Supplied data =>
• • • •
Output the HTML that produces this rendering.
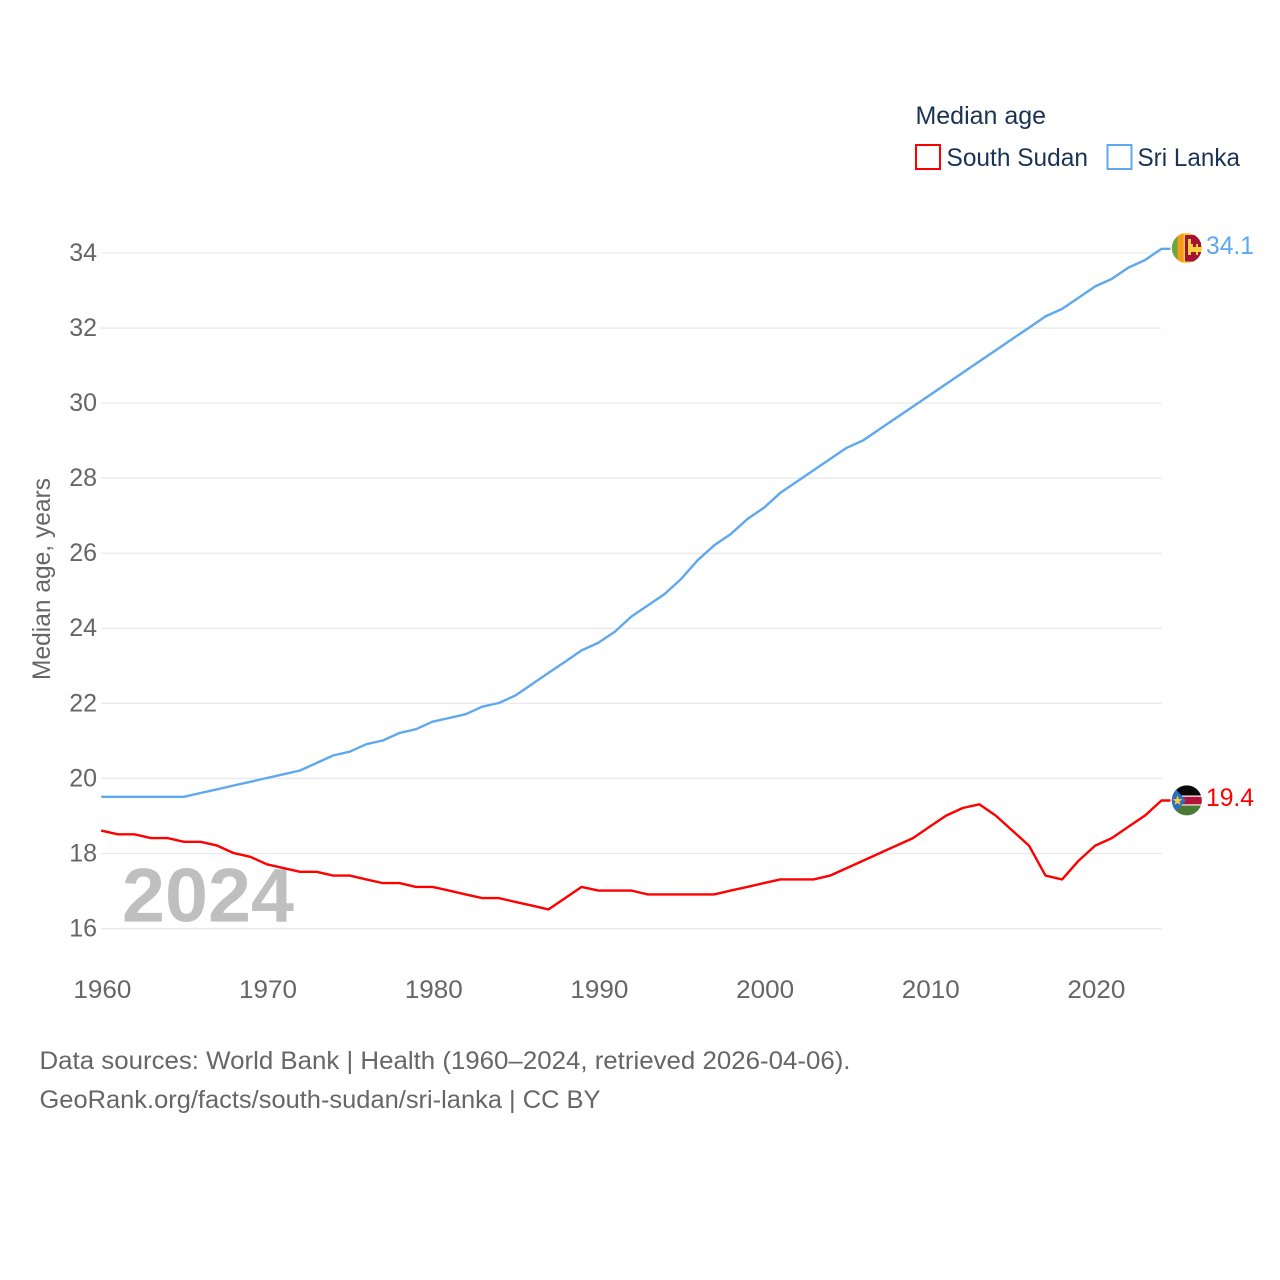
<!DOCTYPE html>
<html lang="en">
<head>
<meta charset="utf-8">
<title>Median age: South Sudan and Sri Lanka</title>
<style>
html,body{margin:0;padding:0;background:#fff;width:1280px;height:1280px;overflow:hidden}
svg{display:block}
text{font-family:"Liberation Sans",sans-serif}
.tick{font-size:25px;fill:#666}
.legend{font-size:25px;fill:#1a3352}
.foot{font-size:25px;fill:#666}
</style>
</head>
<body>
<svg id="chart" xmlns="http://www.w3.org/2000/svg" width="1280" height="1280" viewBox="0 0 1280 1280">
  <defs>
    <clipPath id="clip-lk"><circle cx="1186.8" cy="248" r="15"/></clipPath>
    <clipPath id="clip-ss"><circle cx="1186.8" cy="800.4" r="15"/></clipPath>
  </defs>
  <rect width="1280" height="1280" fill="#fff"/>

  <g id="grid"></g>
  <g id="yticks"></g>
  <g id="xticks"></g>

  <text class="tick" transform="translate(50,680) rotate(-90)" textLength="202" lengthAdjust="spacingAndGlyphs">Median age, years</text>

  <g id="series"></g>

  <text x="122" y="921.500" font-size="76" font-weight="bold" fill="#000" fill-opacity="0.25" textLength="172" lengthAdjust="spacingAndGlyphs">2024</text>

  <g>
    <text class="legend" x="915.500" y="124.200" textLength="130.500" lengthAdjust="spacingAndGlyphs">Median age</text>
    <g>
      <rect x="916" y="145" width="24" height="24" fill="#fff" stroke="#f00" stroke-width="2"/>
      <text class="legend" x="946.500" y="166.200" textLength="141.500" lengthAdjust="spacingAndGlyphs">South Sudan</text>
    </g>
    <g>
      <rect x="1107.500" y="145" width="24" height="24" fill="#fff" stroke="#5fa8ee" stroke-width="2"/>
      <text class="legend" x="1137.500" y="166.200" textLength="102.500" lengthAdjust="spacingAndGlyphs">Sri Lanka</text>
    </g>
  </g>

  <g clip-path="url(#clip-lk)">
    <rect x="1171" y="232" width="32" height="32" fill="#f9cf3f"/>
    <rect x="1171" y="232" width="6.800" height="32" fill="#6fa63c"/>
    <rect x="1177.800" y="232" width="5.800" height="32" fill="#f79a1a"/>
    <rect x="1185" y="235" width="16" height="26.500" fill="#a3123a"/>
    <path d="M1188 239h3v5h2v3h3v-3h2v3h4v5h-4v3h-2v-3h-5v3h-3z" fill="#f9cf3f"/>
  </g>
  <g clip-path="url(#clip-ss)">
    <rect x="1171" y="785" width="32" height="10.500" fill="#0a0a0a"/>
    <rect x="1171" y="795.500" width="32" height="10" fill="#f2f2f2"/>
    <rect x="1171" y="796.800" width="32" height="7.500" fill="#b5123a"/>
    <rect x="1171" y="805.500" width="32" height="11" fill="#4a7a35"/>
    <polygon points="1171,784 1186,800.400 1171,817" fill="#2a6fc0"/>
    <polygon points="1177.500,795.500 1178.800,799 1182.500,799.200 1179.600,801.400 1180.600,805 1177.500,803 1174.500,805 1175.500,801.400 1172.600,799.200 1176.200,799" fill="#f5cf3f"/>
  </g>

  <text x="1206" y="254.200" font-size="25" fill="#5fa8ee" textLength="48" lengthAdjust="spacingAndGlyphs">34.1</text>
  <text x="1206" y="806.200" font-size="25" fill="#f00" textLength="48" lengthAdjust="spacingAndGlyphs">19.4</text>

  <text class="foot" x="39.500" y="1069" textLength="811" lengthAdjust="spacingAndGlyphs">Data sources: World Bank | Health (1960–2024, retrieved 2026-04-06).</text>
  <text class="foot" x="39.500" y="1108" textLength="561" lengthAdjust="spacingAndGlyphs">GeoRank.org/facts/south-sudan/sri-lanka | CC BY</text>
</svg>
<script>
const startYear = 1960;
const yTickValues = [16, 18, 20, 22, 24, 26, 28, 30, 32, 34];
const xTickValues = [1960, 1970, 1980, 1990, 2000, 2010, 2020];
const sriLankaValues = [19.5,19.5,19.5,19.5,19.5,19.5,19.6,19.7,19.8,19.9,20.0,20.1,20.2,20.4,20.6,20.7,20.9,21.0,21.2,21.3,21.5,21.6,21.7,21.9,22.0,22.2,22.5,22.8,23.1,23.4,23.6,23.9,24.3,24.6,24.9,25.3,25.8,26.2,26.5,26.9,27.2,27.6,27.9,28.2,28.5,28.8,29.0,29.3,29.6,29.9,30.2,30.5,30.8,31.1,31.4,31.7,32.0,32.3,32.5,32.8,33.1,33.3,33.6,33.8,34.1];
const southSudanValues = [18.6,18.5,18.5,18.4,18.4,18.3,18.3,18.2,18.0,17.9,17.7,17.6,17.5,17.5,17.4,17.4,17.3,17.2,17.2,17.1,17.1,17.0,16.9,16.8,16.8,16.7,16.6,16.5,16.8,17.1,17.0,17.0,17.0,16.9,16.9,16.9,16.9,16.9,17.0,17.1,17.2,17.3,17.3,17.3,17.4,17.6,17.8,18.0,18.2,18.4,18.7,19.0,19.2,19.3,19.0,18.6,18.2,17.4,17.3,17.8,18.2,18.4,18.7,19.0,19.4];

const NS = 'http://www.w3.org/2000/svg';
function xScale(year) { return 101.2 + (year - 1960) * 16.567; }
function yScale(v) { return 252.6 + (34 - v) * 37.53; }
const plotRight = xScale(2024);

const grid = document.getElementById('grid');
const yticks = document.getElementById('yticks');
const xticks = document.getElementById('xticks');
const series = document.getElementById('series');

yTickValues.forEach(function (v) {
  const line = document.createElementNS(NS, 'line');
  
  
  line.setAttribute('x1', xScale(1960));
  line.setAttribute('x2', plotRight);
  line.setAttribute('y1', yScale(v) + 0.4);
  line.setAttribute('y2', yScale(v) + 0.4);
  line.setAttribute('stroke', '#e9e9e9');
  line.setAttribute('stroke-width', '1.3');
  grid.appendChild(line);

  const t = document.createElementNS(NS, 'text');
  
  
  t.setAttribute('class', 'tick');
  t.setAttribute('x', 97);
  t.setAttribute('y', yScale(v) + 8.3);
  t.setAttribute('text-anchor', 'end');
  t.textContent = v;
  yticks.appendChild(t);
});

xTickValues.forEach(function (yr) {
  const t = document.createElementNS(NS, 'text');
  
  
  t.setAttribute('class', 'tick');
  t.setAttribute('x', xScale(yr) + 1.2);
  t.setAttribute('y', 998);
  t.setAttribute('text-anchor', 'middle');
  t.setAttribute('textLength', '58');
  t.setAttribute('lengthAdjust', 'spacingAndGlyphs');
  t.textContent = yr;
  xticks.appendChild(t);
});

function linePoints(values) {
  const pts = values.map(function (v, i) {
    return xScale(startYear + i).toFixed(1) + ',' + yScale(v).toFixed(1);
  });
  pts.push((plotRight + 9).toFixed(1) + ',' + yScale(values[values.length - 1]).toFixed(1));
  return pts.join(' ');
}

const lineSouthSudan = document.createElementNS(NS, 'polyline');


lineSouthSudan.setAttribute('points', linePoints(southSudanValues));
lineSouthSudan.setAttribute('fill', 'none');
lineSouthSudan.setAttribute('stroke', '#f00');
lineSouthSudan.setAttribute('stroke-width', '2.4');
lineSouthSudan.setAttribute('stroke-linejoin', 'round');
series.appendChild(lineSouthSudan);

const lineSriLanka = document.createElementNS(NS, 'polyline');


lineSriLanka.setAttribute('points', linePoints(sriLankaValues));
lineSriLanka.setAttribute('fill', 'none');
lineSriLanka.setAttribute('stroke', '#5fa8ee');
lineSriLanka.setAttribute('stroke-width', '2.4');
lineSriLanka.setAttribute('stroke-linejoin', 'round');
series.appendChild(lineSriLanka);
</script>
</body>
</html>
• • • •
Aim of the task => In this exercise, set down all of the data exactly, without the pictures.

Answer to this task =>
Output the HTML that produces this rendering.
<!DOCTYPE html>
<html lang="en">
<head>
<meta charset="utf-8">
<title>Median age: South Sudan and Sri Lanka</title>
<style>
html,body{margin:0;padding:0;background:#fff;width:1280px;height:1280px;overflow:hidden}
svg{display:block}
text{font-family:"Liberation Sans",sans-serif}
.tick{font-size:25px;fill:#666}
.legend{font-size:25px;fill:#1a3352}
.foot{font-size:25px;fill:#666}
</style>
</head>
<body>
<svg id="chart" xmlns="http://www.w3.org/2000/svg" width="1280" height="1280" viewBox="0 0 1280 1280">
  <defs>
    <clipPath id="clip-lk"><circle cx="1186.8" cy="248" r="15"/></clipPath>
    <clipPath id="clip-ss"><circle cx="1186.8" cy="800.4" r="15"/></clipPath>
  </defs>
  <rect width="1280" height="1280" fill="#fff"/>

  <g id="grid"></g>
  <g id="yticks"></g>
  <g id="xticks"></g>

  <text class="tick" transform="translate(50,680) rotate(-90)" textLength="202" lengthAdjust="spacingAndGlyphs">Median age, years</text>

  <g id="series"></g>

  <text x="122" y="921.500" font-size="76" font-weight="bold" fill="#000" fill-opacity="0.25" textLength="172" lengthAdjust="spacingAndGlyphs">2024</text>

  <g>
    <text class="legend" x="915.500" y="124.200" textLength="130.500" lengthAdjust="spacingAndGlyphs">Median age</text>
    <g>
      <rect x="916" y="145" width="24" height="24" fill="#fff" stroke="#f00" stroke-width="2"/>
      <text class="legend" x="946.500" y="166.200" textLength="141.500" lengthAdjust="spacingAndGlyphs">South Sudan</text>
    </g>
    <g>
      <rect x="1107.500" y="145" width="24" height="24" fill="#fff" stroke="#5fa8ee" stroke-width="2"/>
      <text class="legend" x="1137.500" y="166.200" textLength="102.500" lengthAdjust="spacingAndGlyphs">Sri Lanka</text>
    </g>
  </g>

  <g clip-path="url(#clip-lk)">
    <rect x="1171" y="232" width="32" height="32" fill="#f9cf3f"/>
    <rect x="1171" y="232" width="6.800" height="32" fill="#6fa63c"/>
    <rect x="1177.800" y="232" width="5.800" height="32" fill="#f79a1a"/>
    <rect x="1185" y="235" width="16" height="26.500" fill="#a3123a"/>
    <path d="M1188 239h3v5h2v3h3v-3h2v3h4v5h-4v3h-2v-3h-5v3h-3z" fill="#f9cf3f"/>
  </g>
  <g clip-path="url(#clip-ss)">
    <rect x="1171" y="785" width="32" height="10.500" fill="#0a0a0a"/>
    <rect x="1171" y="795.500" width="32" height="10" fill="#f2f2f2"/>
    <rect x="1171" y="796.800" width="32" height="7.500" fill="#b5123a"/>
    <rect x="1171" y="805.500" width="32" height="11" fill="#4a7a35"/>
    <polygon points="1171,784 1186,800.400 1171,817" fill="#2a6fc0"/>
    <polygon points="1177.500,795.500 1178.800,799 1182.500,799.200 1179.600,801.400 1180.600,805 1177.500,803 1174.500,805 1175.500,801.400 1172.600,799.200 1176.200,799" fill="#f5cf3f"/>
  </g>

  <text x="1206" y="254.200" font-size="25" fill="#5fa8ee" textLength="48" lengthAdjust="spacingAndGlyphs">34.1</text>
  <text x="1206" y="806.200" font-size="25" fill="#f00" textLength="48" lengthAdjust="spacingAndGlyphs">19.4</text>

  <text class="foot" x="39.500" y="1069" textLength="811" lengthAdjust="spacingAndGlyphs">Data sources: World Bank | Health (1960–2024, retrieved 2026-04-06).</text>
  <text class="foot" x="39.500" y="1108" textLength="561" lengthAdjust="spacingAndGlyphs">GeoRank.org/facts/south-sudan/sri-lanka | CC BY</text>
</svg>
<script>
const startYear = 1960;
const yTickValues = [16, 18, 20, 22, 24, 26, 28, 30, 32, 34];
const xTickValues = [1960, 1970, 1980, 1990, 2000, 2010, 2020];
const sriLankaValues = [19.5,19.5,19.5,19.5,19.5,19.5,19.6,19.7,19.8,19.9,20.0,20.1,20.2,20.4,20.6,20.7,20.9,21.0,21.2,21.3,21.5,21.6,21.7,21.9,22.0,22.2,22.5,22.8,23.1,23.4,23.6,23.9,24.3,24.6,24.9,25.3,25.8,26.2,26.5,26.9,27.2,27.6,27.9,28.2,28.5,28.8,29.0,29.3,29.6,29.9,30.2,30.5,30.8,31.1,31.4,31.7,32.0,32.3,32.5,32.8,33.1,33.3,33.6,33.8,34.1];
const southSudanValues = [18.6,18.5,18.5,18.4,18.4,18.3,18.3,18.2,18.0,17.9,17.7,17.6,17.5,17.5,17.4,17.4,17.3,17.2,17.2,17.1,17.1,17.0,16.9,16.8,16.8,16.7,16.6,16.5,16.8,17.1,17.0,17.0,17.0,16.9,16.9,16.9,16.9,16.9,17.0,17.1,17.2,17.3,17.3,17.3,17.4,17.6,17.8,18.0,18.2,18.4,18.7,19.0,19.2,19.3,19.0,18.6,18.2,17.4,17.3,17.8,18.2,18.4,18.7,19.0,19.4];

const NS = 'http://www.w3.org/2000/svg';
function xScale(year) { return 101.2 + (year - 1960) * 16.567; }
function yScale(v) { return 252.6 + (34 - v) * 37.53; }
const plotRight = xScale(2024);

const grid = document.getElementById('grid');
const yticks = document.getElementById('yticks');
const xticks = document.getElementById('xticks');
const series = document.getElementById('series');

yTickValues.forEach(function (v) {
  const line = document.createElementNS(NS, 'line');
  
  
  line.setAttribute('x1', xScale(1960));
  line.setAttribute('x2', plotRight);
  line.setAttribute('y1', yScale(v) + 0.4);
  line.setAttribute('y2', yScale(v) + 0.4);
  line.setAttribute('stroke', '#e9e9e9');
  line.setAttribute('stroke-width', '1.3');
  grid.appendChild(line);

  const t = document.createElementNS(NS, 'text');
  
  
  t.setAttribute('class', 'tick');
  t.setAttribute('x', 97);
  t.setAttribute('y', yScale(v) + 8.3);
  t.setAttribute('text-anchor', 'end');
  t.textContent = v;
  yticks.appendChild(t);
});

xTickValues.forEach(function (yr) {
  const t = document.createElementNS(NS, 'text');
  
  
  t.setAttribute('class', 'tick');
  t.setAttribute('x', xScale(yr) + 1.2);
  t.setAttribute('y', 998);
  t.setAttribute('text-anchor', 'middle');
  t.setAttribute('textLength', '58');
  t.setAttribute('lengthAdjust', 'spacingAndGlyphs');
  t.textContent = yr;
  xticks.appendChild(t);
});

function linePoints(values) {
  const pts = values.map(function (v, i) {
    return xScale(startYear + i).toFixed(1) + ',' + yScale(v).toFixed(1);
  });
  pts.push((plotRight + 9).toFixed(1) + ',' + yScale(values[values.length - 1]).toFixed(1));
  return pts.join(' ');
}

const lineSouthSudan = document.createElementNS(NS, 'polyline');


lineSouthSudan.setAttribute('points', linePoints(southSudanValues));
lineSouthSudan.setAttribute('fill', 'none');
lineSouthSudan.setAttribute('stroke', '#f00');
lineSouthSudan.setAttribute('stroke-width', '2.4');
lineSouthSudan.setAttribute('stroke-linejoin', 'round');
series.appendChild(lineSouthSudan);

const lineSriLanka = document.createElementNS(NS, 'polyline');


lineSriLanka.setAttribute('points', linePoints(sriLankaValues));
lineSriLanka.setAttribute('fill', 'none');
lineSriLanka.setAttribute('stroke', '#5fa8ee');
lineSriLanka.setAttribute('stroke-width', '2.4');
lineSriLanka.setAttribute('stroke-linejoin', 'round');
series.appendChild(lineSriLanka);
</script>
</body>
</html>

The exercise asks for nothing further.